_WHAT THE EXERCISE ASKS_. Any pictures in the records below must be left out when you repeat the lines from the line containing "Reproduce this chart with matplotlib." through the line containing "x_ticks = [10, 100, 1000, 10000, 100000]" exactly.

_SUPPLIED MATERIAL_.

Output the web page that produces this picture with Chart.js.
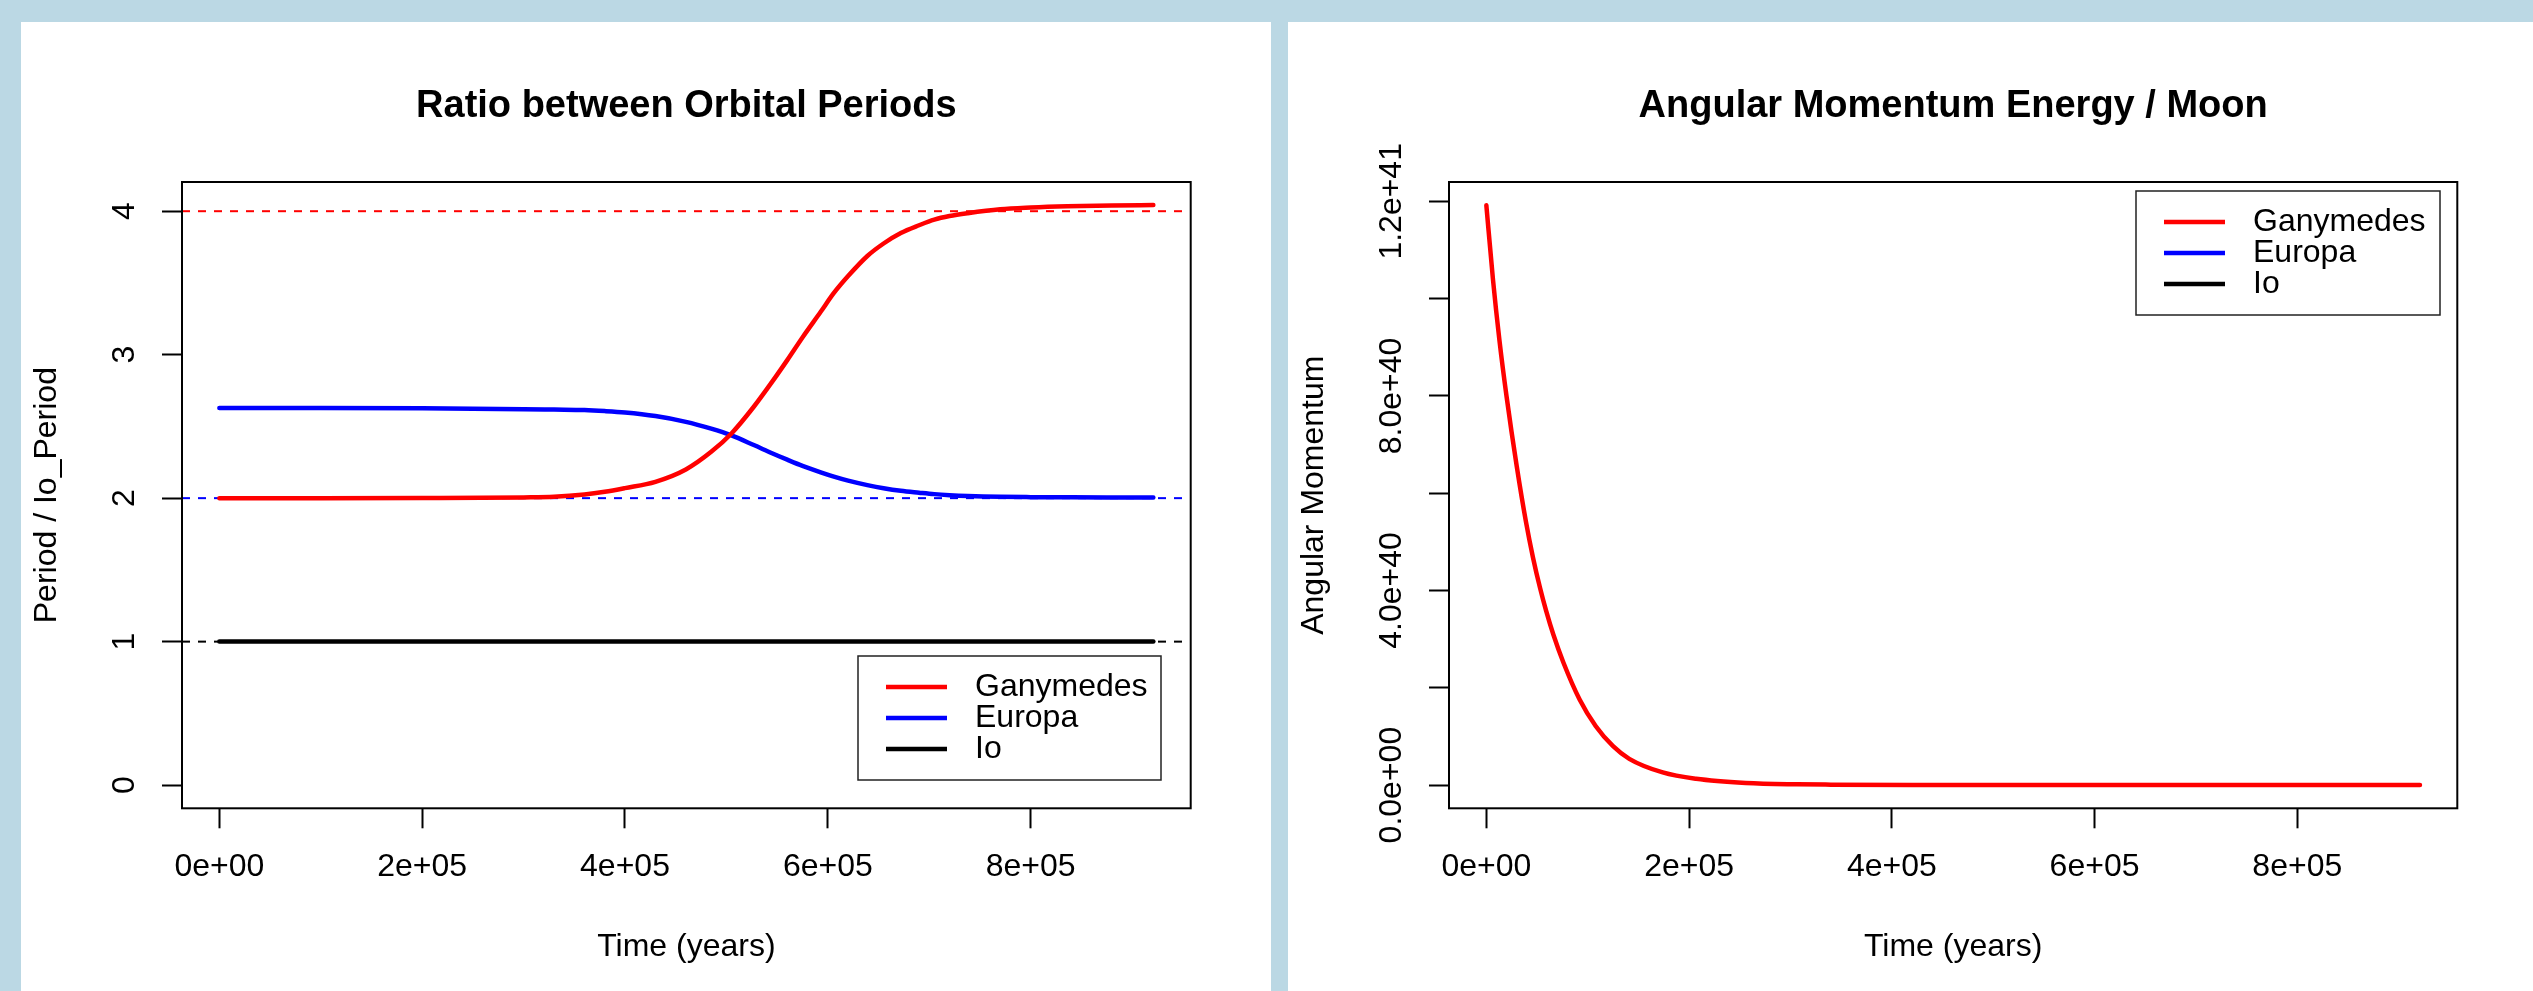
<!DOCTYPE html>
<html>
<head>
<meta charset="utf-8">
<title>Orbital periods</title>
<script src="https://cdn.jsdelivr.net/npm/chart.js@4.4.1/dist/chart.umd.min.js"></script>
<style>
  html, body { margin: 0; padding: 0; background: #bbd8e4; width: 2533px; height: 991px; overflow: hidden; }
  .panel { position: absolute; top: 22px; height: 969px; background: #fff; }
  #left { left: 21px; width: 1250px; }
  #right { left: 1288px; width: 1245px; }
  canvas { display: block; }
</style>
</head>
<body>
<div class="panel" id="left"><canvas id="ratioChart" width="1250" height="969"></canvas></div>
<div class="panel" id="right"><canvas id="momentumChart" width="1245" height="969"></canvas></div>
<script>
// moons, in legend order
const moonNames = ['Ganymedes', 'Europa', 'Io'];
const moonColors = ['#ff0000', '#0000ff', '#000000'];

// time axis (years)
const timeTicks = [0, 200000, 400000, 600000, 800000];
const timeTickLabels = ['0e+00', '2e+05', '4e+05', '6e+05', '8e+05'];

// period ratios relative to Io
const ratioTime = [0, 100000, 200000, 300000, 330000, 360000, 380000, 400000, 430000, 460000,
  485000, 505000, 527000, 545000, 560000, 575000, 593000, 606000, 620000, 639000,
  655000, 672000, 690000, 705000, 720000, 738000, 770000, 800000, 836000, 880000, 921000];
const ganymedeRatio = [2.000, 2.000, 2.001, 2.005, 2.009, 2.025, 2.044, 2.070, 2.114, 2.200,
  2.323, 2.451, 2.637, 2.810, 2.962, 3.120, 3.299, 3.430, 3.548, 3.688,
  3.775, 3.848, 3.902, 3.941, 3.966, 3.986, 4.013, 4.025, 4.034, 4.040, 4.043];
const europaRatio = [2.628, 2.628, 2.626, 2.620, 2.617, 2.614, 2.607, 2.597, 2.572, 2.532,
  2.484, 2.437, 2.370, 2.313, 2.268, 2.225, 2.180, 2.150, 2.122, 2.091,
  2.069, 2.051, 2.038, 2.028, 2.021, 2.015, 2.009, 2.007, 2.006, 2.005, 2.005];
const ioTime = [0, 921000];
const ioRatio = [1, 1];
const ratioTicks = [0, 1, 2, 3, 4];
const ratioTickLabels = ['0', '1', '2', '3', '4'];
// resonance levels 4:2:1
const ratioLevels = [4, 2, 1];

// angular momentum of Ganymedes
const momentumTime = [0, 6500, 13000, 20000, 30000, 39000, 46000, 53000, 59000, 66000,
  76000, 92000, 108000, 125000, 141000, 174000, 207000, 256000, 306000, 340000,
  420000, 500000, 600000, 700000, 800000, 921000];
const ganymedeMomentum = [1.192e41, 1.040e41, 9.13e40, 7.98e40, 6.55e40, 5.42e40, 4.68e40, 4.05e40, 3.58e40, 3.10e40,
  2.52e40, 1.76e40, 1.21e40, 8.0e39, 5.4e39, 2.6e39, 1.3e39, 4.5e38, 1.6e38, 9.0e37,
  3e37, 1e37, 5e36, 2e36, 1e36, 5e35];
const momentumTicks = [0, 2e40, 4e40, 6e40, 8e40, 1e41, 1.2e41];
const momentumTickLabels = ['0.0e+00', '', '4.0e+40', '', '8.0e+40', '', '1.2e+41'];

const FONT = '"Liberation Sans", Arial, Helvetica, sans-serif';

const toPoints = (xs, ys) => xs.map((x, i) => ({ x: x, y: ys[i] }));

const lineSet = (label, color, xs, ys) => ({
    label: label,
    data: toPoints(xs, ys),
    borderColor: color,
    borderWidth: 4.5,
    pointRadius: 0,
    fill: false,
    cubicInterpolationMode: 'monotone',
    borderCapStyle: 'round',
    borderJoinStyle: 'round'
});

// dashed horizontal guides drawn under the curves
const levelLines = {
    id: 'levelLines',
    beforeDatasetsDraw(chart, args, opts) {
        if (!opts.levels) return;
        const { ctx, chartArea: a, scales: { y } } = chart;
        ctx.save();
        ctx.lineWidth = 2;
        ctx.setLineDash([8, 8]);
        opts.levels.forEach((v, i) => {
            const py = y.getPixelForValue(v);
            ctx.strokeStyle = opts.colors[i];
            ctx.beginPath();
            ctx.moveTo(a.left, py);
            ctx.lineTo(a.right, py);
            ctx.stroke();
        });
        ctx.restore();
    }
};

// box, titles, rotated y labels and legend in base-graphics style
const plotFrame = {
    id: 'plotFrame',
    afterDraw(chart, args, opts) {
        const { ctx, chartArea: a, scales: { y } } = chart;
        ctx.save();
        ctx.strokeStyle = '#000';
        ctx.lineWidth = 2;
        ctx.strokeRect(a.left, a.top, a.right - a.left, a.bottom - a.top);

        ctx.fillStyle = '#000';
        ctx.textAlign = 'center';
        ctx.textBaseline = 'alphabetic';
        const cx = (a.left + a.right) / 2;
        ctx.font = 'bold 38px ' + FONT;
        ctx.fillText(opts.title, cx, a.top - 65);
        ctx.font = '32px ' + FONT;
        ctx.fillText(opts.xTitle, cx, a.bottom + 148);

        ctx.save();
        ctx.translate(a.left - 126, (a.top + a.bottom) / 2);
        ctx.rotate(-Math.PI / 2);
        ctx.fillText(opts.yTitle, 0, 0);
        ctx.restore();

        ctx.textBaseline = 'middle';
        y.ticks.forEach((t, i) => {
            const label = opts.yLabels[i];
            if (!label) return;
            ctx.save();
            ctx.translate(a.left - 57, y.getPixelForValue(t.value));
            ctx.rotate(-Math.PI / 2);
            ctx.fillText(label, 0, 0);
            ctx.restore();
        });

        const lg = opts.legend;
        ctx.lineWidth = 1.5;
        ctx.strokeStyle = '#222';
        ctx.strokeRect(lg.x, lg.y, lg.w, lg.h);
        ctx.textAlign = 'left';
        moonNames.forEach((name, i) => {
            const ry = lg.y + 31 + i * 31;
            ctx.strokeStyle = moonColors[i];
            ctx.lineWidth = 4.5;
            ctx.beginPath();
            ctx.moveTo(lg.x + 28, ry);
            ctx.lineTo(lg.x + 89, ry);
            ctx.stroke();
            ctx.fillText(name, lg.x + 117, ry);
        });
        ctx.restore();
    }
};

const timeScale = () => ({
    type: 'linear',
    min: -36840,
    max: 957840,
    afterBuildTicks: s => { s.ticks = timeTicks.map(v => ({ value: v })); },
    afterFit: s => { s.height = 182.7; },
    border: { display: false },
    grid: { drawOnChartArea: false, drawTicks: true, tickLength: 20, tickWidth: 2, tickColor: '#000' },
    ticks: {
        color: '#000',
        font: { family: FONT, size: 32 },
        padding: 20,
        maxRotation: 0,
        autoSkip: false,
        callback: (v, i) => timeTickLabels[i]
    }
});

const valueScale = (min, max, ticks) => ({
    type: 'linear',
    min: min,
    max: max,
    afterBuildTicks: s => { s.ticks = ticks.map(v => ({ value: v })); },
    afterFit: s => { s.width = 161; },
    border: { display: false },
    grid: { drawOnChartArea: false, drawTicks: true, tickLength: 20, tickWidth: 2, tickColor: '#000' },
    ticks: { display: false }
});

const createPanel = (canvas, datasets, yScale, frame, levels, rightPad) => new Chart(canvas, {
    type: 'line',
    data: { datasets: datasets },
    options: {
        responsive: false,
        animation: false,
        events: [],
        layout: { padding: { top: 160, right: rightPad, left: 0, bottom: 0 } },
        scales: { x: timeScale(), y: yScale },
        plugins: {
            legend: { display: false },
            title: { display: false },
            tooltip: { enabled: false },
            levelLines: levels,
            plotFrame: frame
        }
    },
    plugins: [levelLines, plotFrame]
});

createPanel(
    document.getElementById('ratioChart'),
    [
        lineSet(moonNames[0], moonColors[0], ratioTime, ganymedeRatio),
        lineSet(moonNames[1], moonColors[1], ratioTime, europaRatio),
        lineSet(moonNames[2], moonColors[2], ioTime, ioRatio)
    ],
    valueScale(-0.1617, 4.2035, ratioTicks),
    {
        title: 'Ratio between Orbital Periods',
        xTitle: 'Time (years)',
        yTitle: 'Period / Io_Period',
        yLabels: ratioTickLabels,
        legend: { x: 837, y: 634, w: 303, h: 124 }
    },
    { levels: ratioLevels, colors: moonColors },
    80.3
);

createPanel(
    document.getElementById('momentumChart'),
    [lineSet(moonNames[0], moonColors[0], momentumTime, ganymedeMomentum)],
    valueScale(-4.77e39, 1.2397e41, momentumTicks),
    {
        title: 'Angular Momentum Energy / Moon',
        xTitle: 'Time (years)',
        yTitle: 'Angular Momentum',
        yLabels: momentumTickLabels,
        legend: { x: 848, y: 169, w: 304, h: 124 }
    },
    {},
    75.7
);
</script>
</body>
</html>
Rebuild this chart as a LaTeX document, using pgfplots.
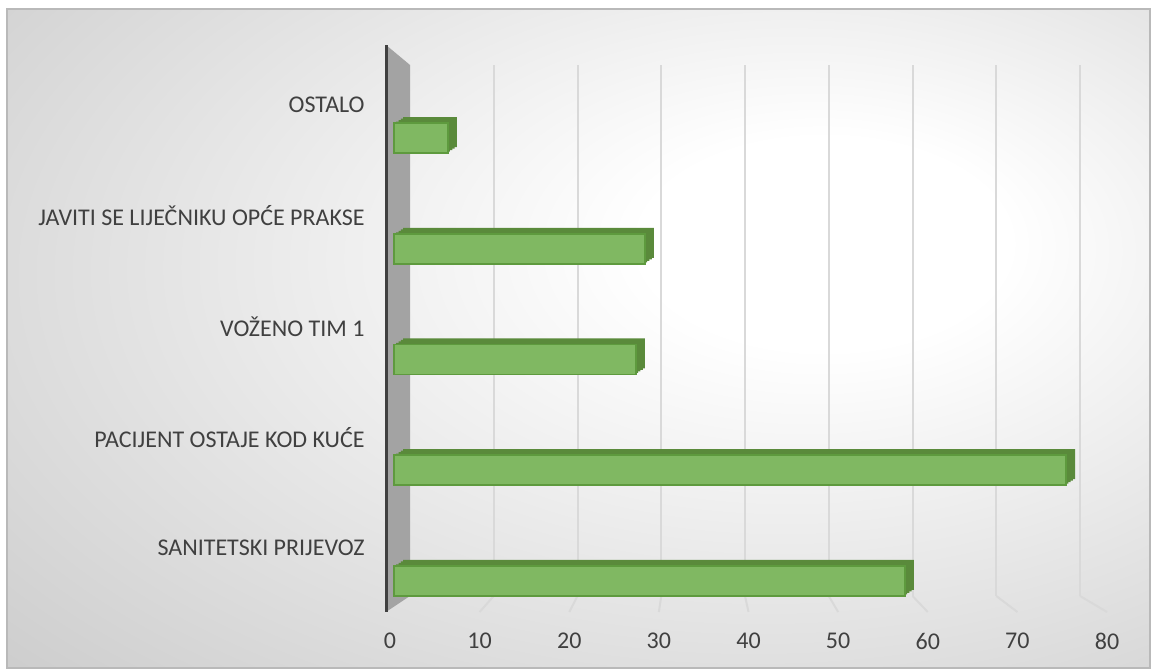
\documentclass[border=0pt]{standalone}
\usepackage{fontspec}
\setmainfont{Carlito}
\usepackage{pgfplots}
\pgfplotsset{compat=1.18}

\definecolor{txt}{HTML}{404040}
\definecolor{gridc}{HTML}{D9D9D9}
\definecolor{wallc}{HTML}{A3A3A3}
\definecolor{barfront}{HTML}{80B862}
\definecolor{baredge}{HTML}{5E9A3E}
\definecolor{bardark}{HTML}{5A8A3B}
\definecolor{bgedge}{HTML}{C2C2C2}

\pgfdeclareradialshading{chartbg}{\pgfpoint{12bp}{8bp}}{color(0bp)=(white); color(8bp)=(white); color(50bp)=(bgedge); color(80bp)=(bgedge)}

\pgfplotsset{
  bar3d/.style={xbar, bar width=15pt, bar shift=0pt},
  depth/.style={bar3d, fill=bardark, draw=none},
}

\begin{document}
\begin{tikzpicture}
\path[fill=white] (0,0) rectangle (577pt,336pt);
\shade[shading=chartbg] (3.5pt,2pt) rectangle (575pt,331.5pt);
\draw[gray!55, line width=0.6pt] (3.5pt,2pt) rectangle (575pt,331.5pt);

% back wall with the gridlines
\begin{axis}[
    name=back,
    at={(205pt,38pt)}, anchor=south west,
    scale only axis, width=335pt, height=265.5pt,
    xmin=0, xmax=80, ymin=0, ymax=1,
    xtick={10,20,...,80}, xticklabels={}, ytick=\empty,
    xmajorgrids, grid style={gridc, line width=1pt},
    axis line style={draw=none}, tick style={draw=none},
]
\end{axis}

% floor lines, back wall to front ticks
\foreach \v in {10,20,...,80}
  \draw[gridc, line width=1pt] ({205pt+\v*4.1875pt},38pt) -- ({195pt+\v*4.48125pt},30pt);

% side wall
\fill[wallc] (193pt,30pt) -- (193pt,313.5pt) -- (205pt,303.5pt) -- (205pt,38pt) -- cycle;
\draw[txt, line width=1.5pt] (193pt,30pt) -- (193pt,313.5pt);

\begin{axis}[
    name=front,
    at={(195pt,30pt)}, anchor=south west,
    scale only axis, width=358.5pt, height=283.5pt,
    xmin=0, xmax=80, ymin=-0.28, ymax=4.84,
    clip=false,
    xtick={0,10,...,80},
    ytick={0,...,4},
    yticklabels={SANITETSKI PRIJEVOZ, PACIJENT OSTAJE KOD KUĆE\hspace{3pt}, VOŽENO TIM 1, JAVITI SE LIJEČNIKU OPĆE PRAKSE, OSTALO},
    axis line style={draw=none}, tick style={draw=none}, major tick length=0pt,
    xticklabel style={anchor=center, yshift=-14.5pt},
    yticklabel style={anchor=east, inner sep=0pt, xshift=-12.5pt, yshift=16.5pt},
    tick label style={font=\fontsize{12}{14}\selectfont, text=txt},
    /pgf/number format/assume math mode=true,
]
% depth of the bars: the same bars, shifted back and up
\addplot[depth, xshift=6.5pt, yshift=3pt]
  coordinates {(57,0) (75,1) (27,2) (28,3) (6,4)};
\addplot[depth, xshift=5.4pt, yshift=2.25pt]
  coordinates {(57,0) (75,1) (27,2) (28,3) (6,4)};
\addplot[depth, xshift=4.25pt, yshift=1.5pt]
  coordinates {(57,0) (75,1) (27,2) (28,3) (6,4)};
\addplot[depth, xshift=3.1pt, yshift=0.75pt]
  coordinates {(57,0) (75,1) (27,2) (28,3) (6,4)};
\addplot[bar3d, fill=barfront, draw=baredge, line width=0.8pt, xshift=2pt]
  coordinates {(57,0) (75,1) (27,2) (28,3) (6,4)};
\end{axis}
\end{tikzpicture}
\end{document}
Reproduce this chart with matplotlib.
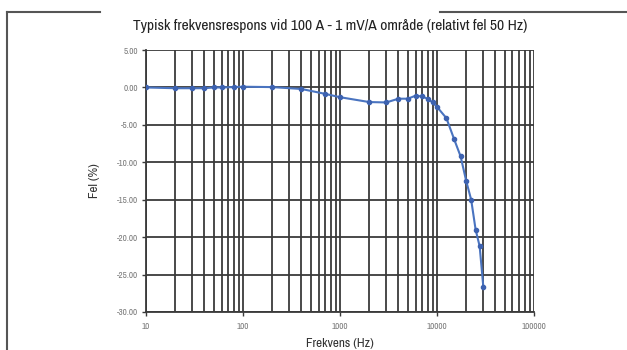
import matplotlib.pyplot as plt
from matplotlib.lines import Line2D
from matplotlib.ticker import FixedLocator, LogLocator, NullFormatter

# frequency response, error relative to 50 Hz
freq_hz = [10, 20, 30, 40, 50, 60, 80, 100, 200, 400, 700, 1000, 2000, 3000,
           4000, 5000, 6000, 7000, 8000, 9000, 10000, 12500, 15000, 17500,
           20000, 22500, 25000, 27500, 30000]
error_pct = [0.0, -0.1, -0.1, -0.1, 0.0, 0.0, 0.05, 0.1, 0.05, -0.2, -0.85,
             -1.3, -1.95, -2.0, -1.5, -1.5, -1.1, -1.2, -1.5, -2.0, -2.6,
             -4.1, -6.9, -9.2, -12.5, -15.0, -19.0, -21.2, -26.6]

y_ticks = [5, 0, -5, -10, -15, -20, -25, -30]
x_ticks = [10, 100, 1000, 10000, 100000]

title = "Typisk frekvensrespons vid 100 A - 1 mV/A område (relativt fel 50 Hz)"

plt.rcParams['font.family'] = ['Archivo Narrow', 'Liberation Sans', 'DejaVu Sans']

fig = plt.figure(figsize=(6.27, 3.5), dpi=100)
ax = fig.add_axes([0.2329, 0.1086, 0.6188, 0.7484])

ax.set_xscale('log')
ax.set_xlim(10, 100000)
ax.set_ylim(-30, 5)

ax.xaxis.set_major_locator(FixedLocator(x_ticks))
ax.xaxis.set_minor_locator(LogLocator(base=10, subs=range(2, 10)))
ax.xaxis.set_minor_formatter(NullFormatter())
ax.set_xticklabels([str(t) for t in x_ticks])
ax.set_yticks(y_ticks)
ax.set_yticklabels(["%.2f" % t for t in y_ticks])

ax.grid(True, which='both', axis='x', color='#3a3a3a', lw=1.3)
ax.grid(True, which='major', axis='y', color='#3a3a3a', lw=1.3)
ax.set_axisbelow(True)

for side in ['top', 'right']:
    ax.spines[side].set_visible(False)
for side in ['left', 'bottom']:
    ax.spines[side].set_color('#3a3a3a')
    ax.spines[side].set_linewidth(1.3)

ax.tick_params(axis='both', which='major', labelsize=6.5, colors='#3a3a3a',
               labelcolor='#7a7a7a', length=3, width=1)
ax.tick_params(axis='x', which='minor', length=0)
ax.tick_params(axis='y', pad=3)
ax.tick_params(axis='x', pad=4)

ax.plot(freq_hz, error_pct, color='#4a74c0', lw=1.5, marker='o',
        markersize=3, markerfacecolor='#3d62b0', markeredgecolor='#3d62b0',
        zorder=3)

fig.text(0.527, 0.926, title, ha='center', va='center', fontsize=11.2,
         color='#222222')
ax.set_ylabel("Fel (%)", fontsize=9.5, color='#333333', labelpad=12)
ax.set_xlabel("Frekvens (Hz)", fontsize=9.5, color='#333333', labelpad=5)

# border segments along the top and left edge of the figure
frame = dict(color='#555555', lw=1.5, transform=fig.transFigure)
fig.add_artist(Line2D([7 / 627, 7 / 627], [0, 1 - 12 / 350], **frame))
fig.add_artist(Line2D([7 / 627, 100 / 627], [1 - 12 / 350, 1 - 12 / 350], **frame))
fig.add_artist(Line2D([440 / 627, 1], [1 - 12 / 350, 1 - 12 / 350], **frame))

fig.savefig("out.png", dpi=100)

_PROBLEM SOLUTION_.
Reproduce this chart with matplotlib.
import matplotlib.pyplot as plt
from matplotlib.lines import Line2D
from matplotlib.ticker import FixedLocator, LogLocator, NullFormatter

# frequency response, error relative to 50 Hz
freq_hz = [10, 20, 30, 40, 50, 60, 80, 100, 200, 400, 700, 1000, 2000, 3000,
           4000, 5000, 6000, 7000, 8000, 9000, 10000, 12500, 15000, 17500,
           20000, 22500, 25000, 27500, 30000]
error_pct = [0.0, -0.1, -0.1, -0.1, 0.0, 0.0, 0.05, 0.1, 0.05, -0.2, -0.85,
             -1.3, -1.95, -2.0, -1.5, -1.5, -1.1, -1.2, -1.5, -2.0, -2.6,
             -4.1, -6.9, -9.2, -12.5, -15.0, -19.0, -21.2, -26.6]

y_ticks = [5, 0, -5, -10, -15, -20, -25, -30]
x_ticks = [10, 100, 1000, 10000, 100000]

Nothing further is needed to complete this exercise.